Princess Grace was a big name in California long before she became Princess Grace if you catch the drift, and now the filly named after the ill-fated Hollywood superstar is also a star in the Sunshine State, following her victory in the $200,000 Grade 2 Yellow Ribbon Stakes on the Del Mar turf on Saturday.
She took her lifetime stats to five wins from six in this mile-sixteenth test, for distaffers three-years-old-and-up, when driving between the front-runners at the head of the stretch and motoring on under Kent Desormeaux, stretching her margin of superiority over the late closer Dogtag to a length and a quarter at the line, stopping the clock in 1:40 and four-fifths. Maxim Rate got third; winning bettors got $9.20 for a two-dollar stake.
“This filly is tenacious and one of the most hard-trying fillies I’ve ever had,” said trainer Michael Stidham. “She’s brave and she should be undefeated, that one loss [by a half-length] was just unlucky.”

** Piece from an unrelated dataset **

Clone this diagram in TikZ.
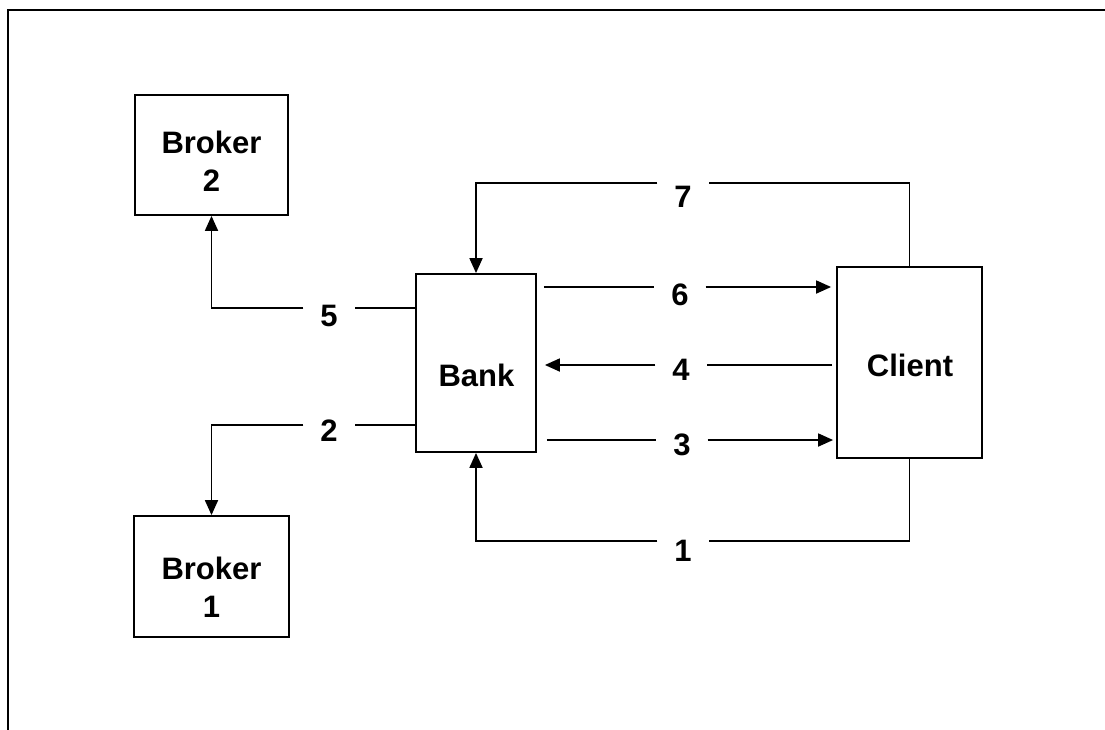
\documentclass[tikz,border=0pt]{standalone}
\usepackage{fontspec}
\setmainfont{Liberation Sans}
\usetikzlibrary{arrows.meta}

\begin{document}
\begin{tikzpicture}[x=1pt, y=-1pt, line width=1.8pt,
        box/.style={draw, inner sep=0pt},
        boxtext/.style={font=\fontsize{31}{38}\selectfont\bfseries, align=center, inner sep=0pt},
        num/.style={font=\fontsize{31}{38}\selectfont\bfseries, inner xsep=16pt, inner ysep=0pt},
        arr/.style={-{Triangle[length=15pt, width=13pt]}}]
            \useasboundingbox (0,0) rectangle (1105,729);
            \draw (8,740) -- (8,10) -- (1120,10);

            % boxes
            \node[box, minimum width=153pt, minimum height=120pt] (broker2) at (211.5,155) {};
            \node[box, minimum width=155pt, minimum height=121pt] (broker1) at (211.5,576.5) {};
            \node[box, minimum width=120pt, minimum height=178pt] (bank) at (476,363) {};
            \node[box, minimum width=145pt, minimum height=191pt] (client) at (909.5,362.5) {};
            \node[boxtext] (broker2-t) at (211.5,161) {Broker\\2};
            \node[boxtext] (broker1-t) at (211.5,587) {Broker\\1};
            \node[boxtext] (bank-t) at (476.5,375) {Bank};
            \node[boxtext] (client-t) at (910,365.5) {Client};

            % numbers and line levels
            \node[num] (n7) at (683,197) {7};
            \node[num] (n6) at (680,295) {6};
            \node[num] (n4) at (681,370) {4};
            \node[num] (n3) at (682,445) {3};
            \node[num] (n1) at (683,551) {1};
            \node[num] (n5) at (329,316) {5};
            \node[num] (n2) at (329,431) {2};
            \coordinate (l7) at (683,183);
            \coordinate (l6) at (680,287);
            \coordinate (l4) at (681,365);
            \coordinate (l3) at (682,440);
            \coordinate (l1) at (683,541);
            \coordinate (l5) at (329,308);
            \coordinate (l2) at (329,425);

            % connectors
            \draw (client.north) |- (l7 -| n7.east);
            \draw[arr] (l7 -| n7.west) -| (bank.north);
            \draw[shorten <=7pt] (l6 -| bank.east) -- (l6 -| n6.west);
            \draw[arr, shorten >=5pt] (l6 -| n6.east) -- (l6 -| client.west);
            \draw[shorten <=4pt] (l4 -| client.west) -- (l4 -| n4.east);
            \draw[arr, shorten >=8pt] (l4 -| n4.west) -- (l4 -| bank.east);
            \draw[shorten <=10pt] (l3 -| bank.east) -- (l3 -| n3.west);
            \draw[arr, shorten >=3pt] (l3 -| n3.east) -- (l3 -| client.west);
            \draw (client.south) |- (l1 -| n1.east);
            \draw[arr] (l1 -| n1.west) -| (bank.south);
            \draw (l5 -| bank.west) -- (l5 -| n5.east);
            \draw[arr] (l5 -| n5.west) -| (broker2.south);
            \draw (l2 -| bank.west) -- (l2 -| n2.east);
            \draw[arr] (l2 -| n2.west) -| (broker1.north);
        \end{tikzpicture}
\end{document}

Desormeaux was equally impressed. “She carried me,” he said. “She was ready to go. When they spread, she got in there. I was driving a Porsche and could press the gas.”
Watch Yellow Ribbon Stakes Race Video
Best Pal Stakes Leaded By Pappacap
Pappacap was locked and loaded for his first shot at the big time, and the son of first-crop sire sensation Gun Runner hit the target with a bang in the $200,000 Grade 2 Best Pal Stakes, for juveniles over six furlongs.

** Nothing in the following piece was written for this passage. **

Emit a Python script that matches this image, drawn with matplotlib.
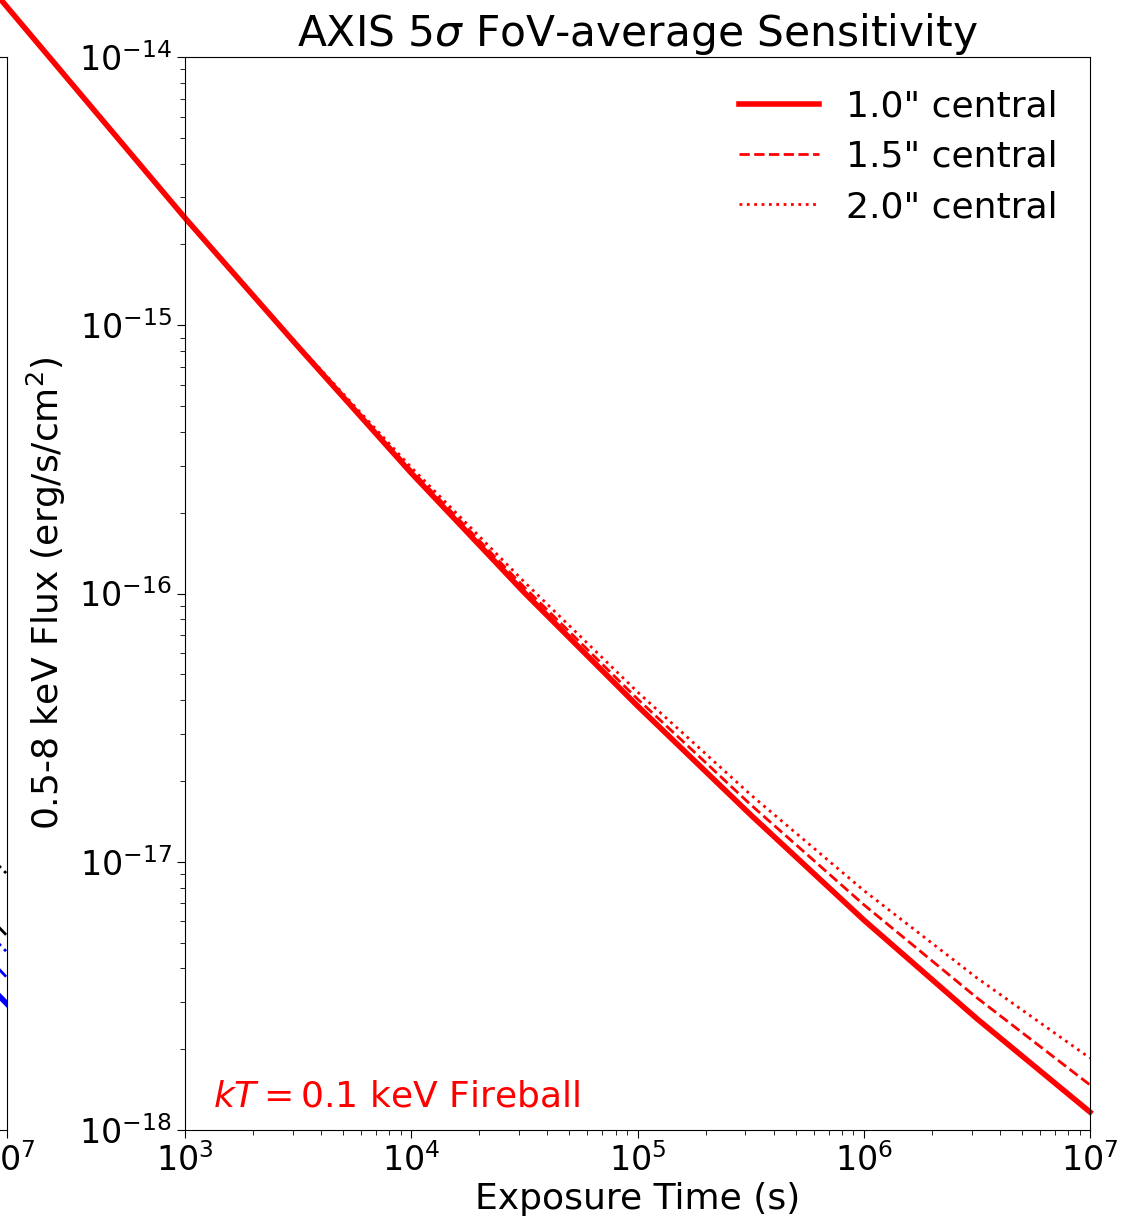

The Mark Casse-trained colt was in front at every call on his debut at Gulfstream Park, but here he rated handily behind a brisk pace before sweeping around the outside and into the lead on the turn. From there it was just about time and distance as Pappacap drew right off to win by four and three-quarter lengths from Finneus, with Bet On Mookie third. The time was 1:11 and three-fifths.
“I was glad to see how well he settled behind the two up front,” said jockey Joe Bravo of the 2-1 second-favorite. Bravo will likely be pointed for next month’s G1 Del Mar Futurity before finding a spot in the Breeders’ Cup Juvenile. “In Florida, he was just pure speed, but he showed another dimension today.”
Zoffarelli Won La Jolla Handicap
On Sunday, controversy clouded the finish of the $150,000 Grade 3 La Jolla Handicap, when winner Sword Zorro had his name taken down for causing interference. Runner-up Zoffarelli, beaten a nose, was awarded the mile-sixteenth contest for three-year-olds on turf.
Sword Zorro had the call down the lane, with Zoffarelli – trained by Jeff Mullins and ridden by Drayden Van Dyke – challenging in between him and Hudson Ridge, but Sword Zorro drifted under a left-hand drive from Umberto Rispoli and made contact.
The interference was relatively minor but the margins at the wire were small and the revision of the result was no surprise. Hudson Ridge was promoted to second and Sword Zorro was put back to third. Sword Zorro crossed the line in 1:42 and a fifth; Zoffarelli paid out at $17.80.
The interference aside, the result speaks volumes about the lack of quality in the US turf scene in that two ex-Europeans with such ordinary, almost leaky-roof form can get off the plane – “I’ve only had him eight days,” said Mullins – and immediately start winning at Graded level.